---------- Data entries ----------

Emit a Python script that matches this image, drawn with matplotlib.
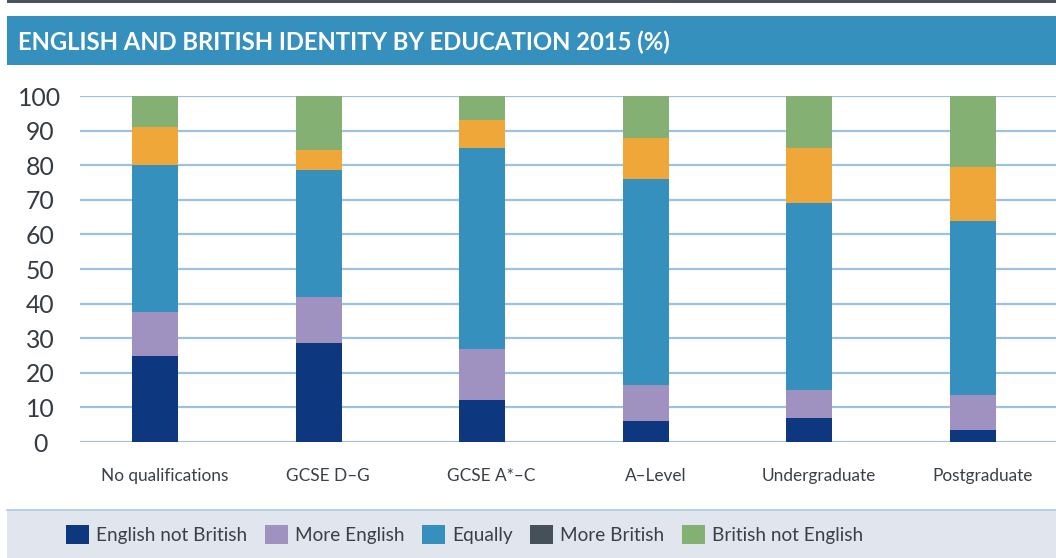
import numpy as np
import matplotlib
matplotlib.use('Agg')
import matplotlib.pyplot as plt
from matplotlib.patches import Rectangle, Patch
from matplotlib.transforms import ScaledTranslation

# данные (в процентах), снизу вверх
categories = ['No qualifications', 'GCSE D–G', 'GCSE A*–C', 'A–Level', 'Undergraduate', 'Postgraduate']
series_names = ['English not British', 'More English', 'Equally', 'More British', 'British not English']
english_not_british = [25, 28.5, 12, 6, 7, 3.5]
more_english = [12.5, 13.5, 15, 10.5, 8, 10]
equally = [42.5, 36.5, 58, 59.5, 54, 50.5]
more_british = [11, 6, 8, 12, 16, 15.5]
british_not_english = [9, 15.5, 7, 12, 15, 20.5]
y_ticks = list(range(0, 101, 10))
title = 'ENGLISH AND BRITISH IDENTITY BY EDUCATION 2015 (%)'

bar_colors = ['#0d3880', '#9f92c1', '#3590bd', '#f0a73a', '#84b074']
# в легенде оригинала "More British" тёмно-серый
legend_colors = ['#0d3880', '#9f92c1', '#3590bd', '#465058', '#84b074']
text_color = '#3a4048'

W, H = 1056, 558
plt.rcParams['font.family'] = ['Lato', 'DejaVu Sans']
fig = plt.figure(figsize=(W / 100, H / 100), dpi=100)


def fx(px):
    return px / W


def fy(py):
    return 1 - py / H


# верхняя линия, плашка заголовка и полоса легенды
fig.patches.append(Rectangle((fx(7), fy(3)), fx(W - 7), 3 / H, transform=fig.transFigure,
                             color='#4a5460', lw=0))
fig.patches.append(Rectangle((fx(7), fy(65)), fx(W - 7), 49 / H, transform=fig.transFigure,
                             color='#3590bd', lw=0))
fig.patches.append(Rectangle((fx(7), 0), fx(W - 7), 48 / H, transform=fig.transFigure,
                             facecolor='#e1e6ee', edgecolor='none'))
fig.add_artist(plt.Line2D([fx(7), 1], [fy(510), fy(510)], transform=fig.transFigure,
                          color='#a9cbe3', lw=1.2))

fig.text(fx(18), fy(50), title, color='white', fontsize=17.2, fontweight='bold',
         va='baseline', ha='left')

ax = fig.add_axes([fx(80), fy(442), fx(W - 80), (442 - 96) / H])

data = [english_not_british, more_english, equally, more_british, british_not_english]
x = np.arange(len(categories))
bottom = np.zeros(len(categories))
for vals, name, col in zip(data, series_names, bar_colors):
    ax.bar(x, vals, width=0.281, bottom=bottom, color=col, label=name, zorder=2)
    bottom += np.array(vals)

ax.set_xlim(-0.458, 5.507)
ax.set_ylim(0, 100)
ax.set_yticks(y_ticks)
ax.yaxis.grid(True, color='#9cc2e0', lw=1.6, zorder=0)
ax.set_axisbelow(True)
for s in ax.spines.values():
    s.set_visible(False)

ax.tick_params(axis='y', length=0, pad=28.8, labelsize=17.8, labelcolor='#343b43')
for lab in ax.get_yticklabels():
    lab.set_ha('center')

ax.set_xticks(x)
ax.set_xticklabels(categories)
ax.tick_params(axis='x', length=0, pad=24.5, labelsize=12.4, labelcolor=text_color)
shift = ScaledTranslation(9.5 / 100, 0, fig.dpi_scale_trans)
for lab in ax.get_xticklabels():
    lab.set_va('center')
    lab.set_transform(lab.get_transform() + shift)

handles = [Patch(facecolor=c, edgecolor='none') for c in legend_colors]
fig.legend(handles, series_names, loc='center left', bbox_to_anchor=(fx(66), fy(534.5)),
           ncol=5, frameon=False, fontsize=13.65, borderpad=0, borderaxespad=0,
           handlelength=1.21, handleheight=1.16, handletextpad=0.37, columnspacing=0.93,
           labelcolor=text_color)

plt.savefig('out.png', dpi=100)
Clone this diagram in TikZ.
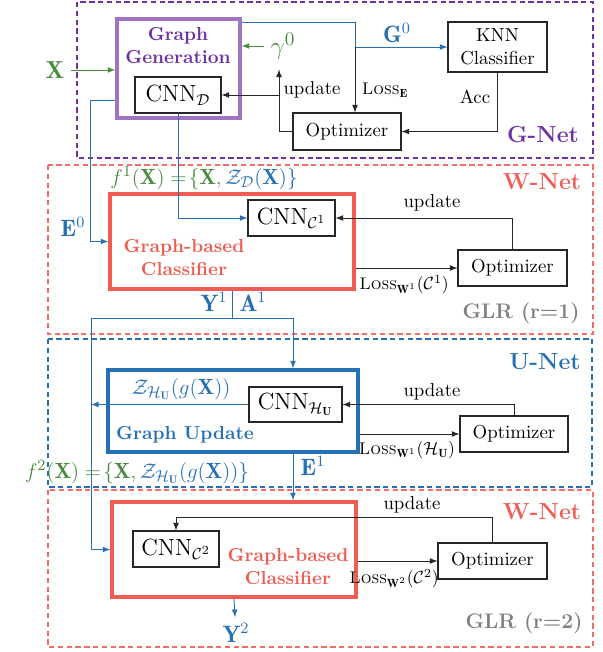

----------

What you need to do —
Take the lines above from the top of the records through the one with "from matplotlib.transforms import" and repeat them exactly, without any pictures.

Final answer —
Emit a Python script that matches this image, drawn with matplotlib.
import numpy as np
import matplotlib
matplotlib.use('Agg')
import matplotlib.pyplot as plt
from matplotlib.patches import Rectangle, Patch
from matplotlib.transforms import ScaledTranslation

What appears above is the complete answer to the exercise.